Incidence of speculations in equity return: evidence from Indian share market Online publication date: Mon, 23-Sep-2024
by Jimnee Deka; Meghna Sharma; Kamesh Tiwari
International Journal of Intellectual Property Management (IJIPM), Vol. 14, No. 5, 2024
Abstract: The capital asset pricing model (CAPM) and the efficient market hypothesis (EHM), two essential aspects of theorising traditional financial theories, assume rationality in investors and the overall market. These challenge the assumptions of investors being rational and making informed decisions. Human sentiments, behaviour, and emotions have started conquering the study of financial markets. Several studies are already dedicated to learning the risk-return component of the financial market. But there has been less devotion towards understanding what makes equities investments to be considered inherently riskier than debts. The analysis here attempts to separate fundamental and speculative factors from the performance of the Indian market indices.
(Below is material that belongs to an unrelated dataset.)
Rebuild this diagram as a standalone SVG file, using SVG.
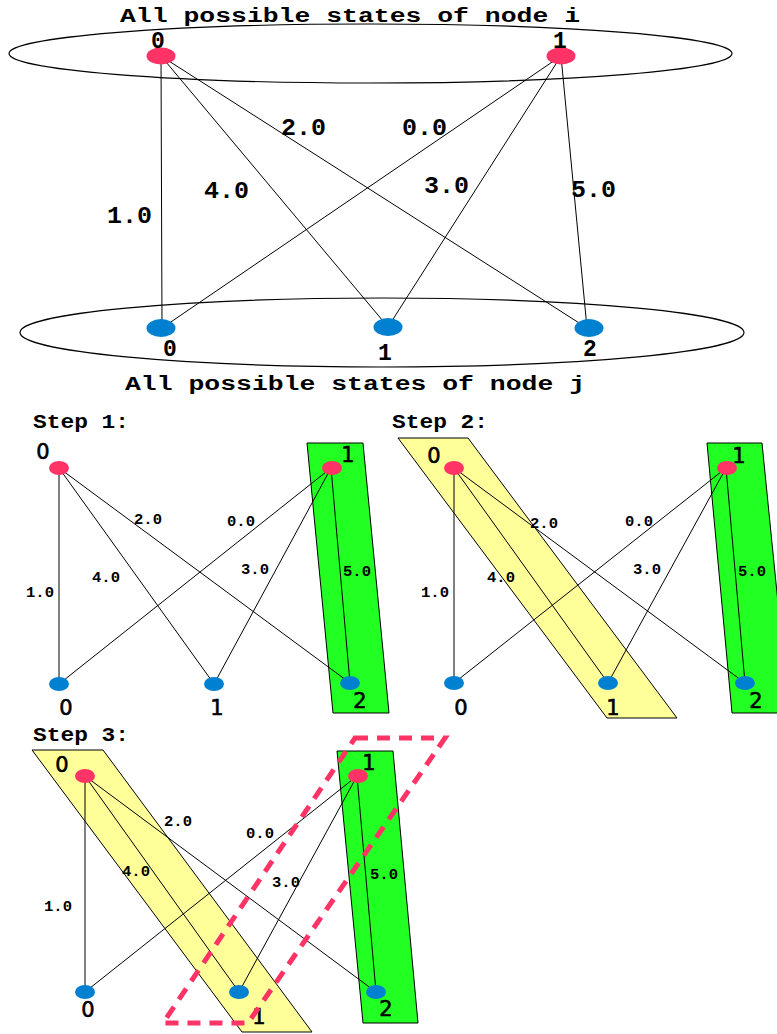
<svg xmlns="http://www.w3.org/2000/svg" width="777" height="1034" viewBox="0 0 777 1034">
<style>
.bg{fill:#ffffff}
.ring{fill:none;stroke:#000;stroke-width:1.2}
.e{stroke:#000;stroke-width:1;fill:none}
.ni{fill:#ff3366}
.nj{fill:#0080d0}
.grn{fill:#22ff22;stroke:#000;stroke-width:1}
.yel{fill:#ffff99;stroke:#000;stroke-width:1}
.sel{fill:none;stroke:#ff3366;stroke-width:5;stroke-dasharray:13 9}
.title{font-family:"Liberation Mono",monospace;font-weight:bold;font-size:20px;fill:#000}
.tl{font-family:"Liberation Mono",monospace;font-weight:bold;font-size:23px;fill:#000}
.sl{font-family:"Liberation Mono",monospace;font-weight:bold;font-size:14px;fill:#000}
.nl{font-family:"Liberation Mono",monospace;font-weight:bold;font-size:23px;fill:#000;text-anchor:middle}
.snl{font-family:"DejaVu Sans",sans-serif;font-size:21px;fill:#000;stroke:#000;stroke-width:0.6;text-anchor:middle}
</style>
<rect class="bg" x="0" y="0" width="777" height="1034"/>

<!-- Top overview -->
<g id="overview">
  <ellipse class="ring" cx="370.5" cy="53.5" rx="361.5" ry="29.5"/>
  <ellipse class="ring" cx="382" cy="332.5" rx="362" ry="34.5"/>
  <text class="title" x="120" y="22" textLength="460" lengthAdjust="spacingAndGlyphs">All possible states of node i</text>
  <text class="title" x="125" y="390" textLength="460" lengthAdjust="spacingAndGlyphs">All possible states of node j</text>
</g>
<g id="top-connectors">
  <line class="e" x1="161" y1="56" x2="162" y2="328"/>
  <line class="e" x1="161" y1="56" x2="388" y2="327"/>
  <line class="e" x1="161" y1="56" x2="587" y2="328"/>
  <line class="e" x1="561" y1="56" x2="162" y2="328"/>
  <line class="e" x1="561" y1="56" x2="388" y2="327"/>
  <line class="e" x1="561" y1="56" x2="587" y2="328"/>
  <text class="tl" x="281" y="135" textLength="45" lengthAdjust="spacingAndGlyphs">2.0</text>
  <text class="tl" x="402" y="135" textLength="45" lengthAdjust="spacingAndGlyphs">0.0</text>
  <text class="tl" x="204" y="198" textLength="45" lengthAdjust="spacingAndGlyphs">4.0</text>
  <text class="tl" x="424" y="193" textLength="45" lengthAdjust="spacingAndGlyphs">3.0</text>
  <text class="tl" x="107" y="223" textLength="45" lengthAdjust="spacingAndGlyphs">1.0</text>
  <text class="tl" x="571" y="197" textLength="45" lengthAdjust="spacingAndGlyphs">5.0</text>
</g>
<g id="top-i0"><ellipse class="ni" cx="161" cy="56" rx="14.5" ry="8.5"/><text class="nl" x="158" y="48">0</text></g>
<g id="top-i1"><ellipse class="ni" cx="561" cy="56" rx="14.5" ry="8.5"/><text class="nl" x="560" y="48">1</text></g>
<g id="top-j0"><ellipse class="nj" cx="161" cy="328" rx="14.5" ry="9"/><text class="nl" x="170" y="356">0</text></g>
<g id="top-j1"><ellipse class="nj" cx="388" cy="327" rx="14.5" ry="9"/><text class="nl" x="385" y="360">1</text></g>
<g id="top-j2"><ellipse class="nj" cx="589" cy="328" rx="14.5" ry="9"/><text class="nl" x="590" y="356">2</text></g>

<!-- Step 1 -->
<g id="step1">
  <text class="title" x="33" y="428" textLength="96" lengthAdjust="spacingAndGlyphs">Step 1:</text>
  <polygon class="grn" points="307,443 363,443 389,713 333,713"/>
</g>
<g id="step1-connectors">
  <line class="e" x1="59" y1="468" x2="59" y2="684"/>
  <line class="e" x1="59" y1="468" x2="214" y2="684"/>
  <line class="e" x1="59" y1="468" x2="350" y2="683"/>
  <line class="e" x1="331" y1="468" x2="59" y2="684"/>
  <line class="e" x1="331" y1="468" x2="214" y2="684"/>
  <line class="e" x1="331" y1="468" x2="350" y2="683"/>
  <text class="sl" x="134" y="524" textLength="28" lengthAdjust="spacingAndGlyphs">2.0</text>
  <text class="sl" x="227" y="526" textLength="28" lengthAdjust="spacingAndGlyphs">0.0</text>
  <text class="sl" x="92" y="582" textLength="28" lengthAdjust="spacingAndGlyphs">4.0</text>
  <text class="sl" x="241" y="574" textLength="28" lengthAdjust="spacingAndGlyphs">3.0</text>
  <text class="sl" x="26" y="597" textLength="28" lengthAdjust="spacingAndGlyphs">1.0</text>
  <text class="sl" x="343" y="576" textLength="28" lengthAdjust="spacingAndGlyphs">5.0</text>
</g>
<g id="s1-i0"><ellipse class="ni" cx="59" cy="468" rx="10" ry="7"/><text class="snl" x="43" y="459">0</text></g>
<g id="s1-i1"><ellipse class="ni" cx="332" cy="468" rx="10" ry="7"/><text class="snl" x="348" y="462">1</text></g>
<g id="s1-j0"><ellipse class="nj" cx="59" cy="684" rx="10" ry="7"/><text class="snl" x="66" y="715">0</text></g>
<g id="s1-j1"><ellipse class="nj" cx="214" cy="684" rx="10" ry="7"/><text class="snl" x="217" y="715">1</text></g>
<g id="s1-j2"><ellipse class="nj" cx="350" cy="683" rx="10" ry="7"/><text class="snl" x="360" y="708">2</text></g>

<!-- Step 2 -->
<g id="step2">
  <text class="title" x="392" y="428" textLength="96" lengthAdjust="spacingAndGlyphs">Step 2:</text>
  <polygon class="yel" points="398,438 468,438 677,718 607,718"/>
  <polygon class="grn" points="707,443 762,443 789,713 732,713"/>
</g>
<g id="step2-connectors">
  <line class="e" x1="454" y1="468" x2="454" y2="683"/>
  <line class="e" x1="454" y1="468" x2="608" y2="683"/>
  <line class="e" x1="454" y1="468" x2="745" y2="683"/>
  <line class="e" x1="726" y1="468" x2="454" y2="683"/>
  <line class="e" x1="726" y1="468" x2="608" y2="683"/>
  <line class="e" x1="726" y1="468" x2="745" y2="683"/>
  <text class="sl" x="530" y="528" textLength="28" lengthAdjust="spacingAndGlyphs">2.0</text>
  <text class="sl" x="625" y="526" textLength="28" lengthAdjust="spacingAndGlyphs">0.0</text>
  <text class="sl" x="487" y="582" textLength="28" lengthAdjust="spacingAndGlyphs">4.0</text>
  <text class="sl" x="633" y="574" textLength="28" lengthAdjust="spacingAndGlyphs">3.0</text>
  <text class="sl" x="421" y="597" textLength="28" lengthAdjust="spacingAndGlyphs">1.0</text>
  <text class="sl" x="738" y="576" textLength="28" lengthAdjust="spacingAndGlyphs">5.0</text>
</g>
<g id="s2-i0"><ellipse class="ni" cx="454" cy="468" rx="10" ry="7"/><text class="snl" x="434" y="463">0</text></g>
<g id="s2-i1"><ellipse class="ni" cx="727" cy="468" rx="10" ry="7"/><text class="snl" x="739" y="463">1</text></g>
<g id="s2-j0"><ellipse class="nj" cx="454" cy="683" rx="10" ry="7"/><text class="snl" x="461" y="715">0</text></g>
<g id="s2-j1"><ellipse class="nj" cx="608" cy="683" rx="10" ry="7"/><text class="snl" x="613" y="715">1</text></g>
<g id="s2-j2"><ellipse class="nj" cx="745" cy="683" rx="10" ry="7"/><text class="snl" x="756" y="708">2</text></g>

<!-- Step 3 -->
<g id="step3">
  <text class="title" x="33" y="741" textLength="96" lengthAdjust="spacingAndGlyphs">Step 3:</text>
  <polygon class="yel" points="32,750 103,750 312,1032 242,1032"/>
  <polygon class="grn" points="337,751 393,751 418,1023 363,1023"/>
</g>
<g id="step3-connectors">
  <line class="e" x1="85" y1="776" x2="85" y2="992"/>
  <line class="e" x1="85" y1="776" x2="239" y2="992"/>
  <line class="e" x1="85" y1="776" x2="376" y2="992"/>
  <line class="e" x1="357" y1="776" x2="85" y2="992"/>
  <line class="e" x1="357" y1="776" x2="239" y2="992"/>
  <line class="e" x1="357" y1="776" x2="376" y2="992"/>
  <text class="sl" x="164" y="826" textLength="28" lengthAdjust="spacingAndGlyphs">2.0</text>
  <text class="sl" x="246" y="838" textLength="28" lengthAdjust="spacingAndGlyphs">0.0</text>
  <text class="sl" x="122" y="876" textLength="28" lengthAdjust="spacingAndGlyphs">4.0</text>
  <text class="sl" x="272" y="887" textLength="28" lengthAdjust="spacingAndGlyphs">3.0</text>
  <text class="sl" x="44" y="911" textLength="28" lengthAdjust="spacingAndGlyphs">1.0</text>
  <text class="sl" x="370" y="879" textLength="28" lengthAdjust="spacingAndGlyphs">5.0</text>
</g>
<g id="s3-i0"><ellipse class="ni" cx="85" cy="776" rx="10" ry="7"/><text class="snl" x="62" y="772">0</text></g>
<g id="s3-i1"><ellipse class="ni" cx="358" cy="776" rx="10" ry="7"/><text class="snl" x="369" y="770">1</text></g>
<g id="s3-j0"><ellipse class="nj" cx="85" cy="992" rx="10" ry="7"/><text class="snl" x="88" y="1017">0</text></g>
<g id="s3-j1"><ellipse class="nj" cx="239" cy="992" rx="10" ry="7"/><text class="snl" x="259" y="1024">1</text></g>
<g id="s3-j2"><ellipse class="nj" cx="376" cy="992" rx="10" ry="7"/><text class="snl" x="386" y="1016">2</text></g>
<g id="s3-selection">
  <polygon class="sel" points="355,738 445,738 248,1023 163,1023"/>
</g>
</svg>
The fundamental element mimics the pattern in the firms' profits and how that affects investment returns. The impact of a change in the valuation of earnings on investment returns, or in other words, a movement in the P/E values, is shown in the speculative component. The optimism and pessimism level of investors is the cause of this. Statistical analysis of the market's overall returns demonstrates a considerable prevalence of speculative elements.